AUSTRALIA (CNN) –Severe thunderstorms are pelting some regions of Australia suffering from historic wildfires with powerful rain, bringing much-needed relief to firefighters battling the worst blazes the country has seen in decades.
“Our fingers are crossed that this continues over the coming days,” the New South Wales Rural Fire Service (RFS) said Friday in a tweet.
Rain has fallen on most firegrounds in the state over the last 24 hours, the RFS said. However, it wasn’t enough to put out the flames. Eighty-two fires are still burning, including 30 that are yet to be contained.
Residents of drought-hit areas who have spent years waiting for rain celebrated its arrival on Thursday. Rain fell in major cities, including Sydney, where water flowed through the streets.
Forecasters predict more rain over the next few days, but they warn it could cause flash flooding in areas of parched land. Years of drought have left some regions so dry that rain just runs off the ground. The massive fires have burned through some of the vegetation that would normally soak up the precipitation.
Trees weakened by fire are also at risk of falling, and rain could wash ash and debris in waterways, causing water pollution, authorities say.
The Victoria State Emergency Service posted several images on Facebook showing damage from the storm, including a sinkhole four meters (13 feet) deep.
Lightning from the storms has sparked a number of new grass fires in New South Wales and Victoria, though it’s hoped the damp conditions will help stop the flames from spreading.
Parts of Melbourne were hit with as much as 77 millimeters (3 inches) of rain, causing flooding and some damage, the Victoria Bureau of Meteorology said Thursday.
CNN affiliate Nine News reported some neighborhoods were hit by a month’s worth of rain in just hours, though not in East Gippsland, where some of the worst fires in the state are raging.

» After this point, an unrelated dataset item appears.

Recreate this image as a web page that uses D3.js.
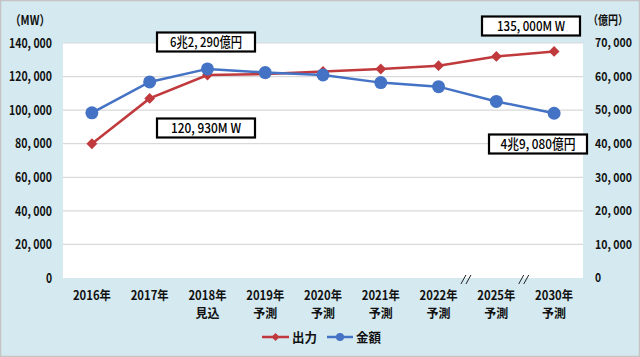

Earlier this week, the New South Wales RFS had said that if the rain forecasts held true, it could be a panacea for the region’s firefighters.
“This will be all of our Christmas, birthday, engagement, anniversary, wedding and graduation presents rolled into one,” it said Monday on Twitter. “Fingers crossed.”
Haze blankets Melbourne
The fires that have swept through Victoria and NSW all summer are some of the most powerful and damaging conflagrations Australia has seen in decades.
At least 28 people have died nationwide, and in the state of NSW alone, more than 3,000 homes have been destroyed or damaged. State and federal authorities are struggling to contain the massive blazes, even with firefighting assistance from other countries, including the United States.
All this has been exacerbated by persistent heat and drought caused by climate change. Tens of thousands of people participated in protests around the country last week calling on the government to do more to combat the climate crisis.
The situation is already dire. Significant amounts of flora and fauna unique to Australia have been burned or killed. One group of ecologists estimated that perhaps a billion animals have been affected nationwide. Some towns have been running out of water. Others have gone up in flames completely.
Smoke from the fires has blanketed major cities in haze in recent weeks.
Rain has helped clear the skies, but the air quality is expected to worsen in coming days, according to the Victoria Environment Protection Authority.
Haze has affected the Australian Open tennis tournament in Melbourne, with officials canceling some practice sessions and qualifying matches earlier this week. Slovenia’s Dalila Jakupovic was forced to retire after having trouble breathing.
In recent years, extreme temperatures have made for tough conditions at tennis’ first Grand Slam of the calendar year — some competitors collapsed or complained of heatstroke at the 2018 event.
Tennis Australia officials say they’re taking precautions to protect players should the heat and smog return.
Temperatures in Melbourne have dropped sharply in the last 48 hours, to below 20 degrees Celsius (68 Fahrenheit), eliminating the risk of excessive heat — for now.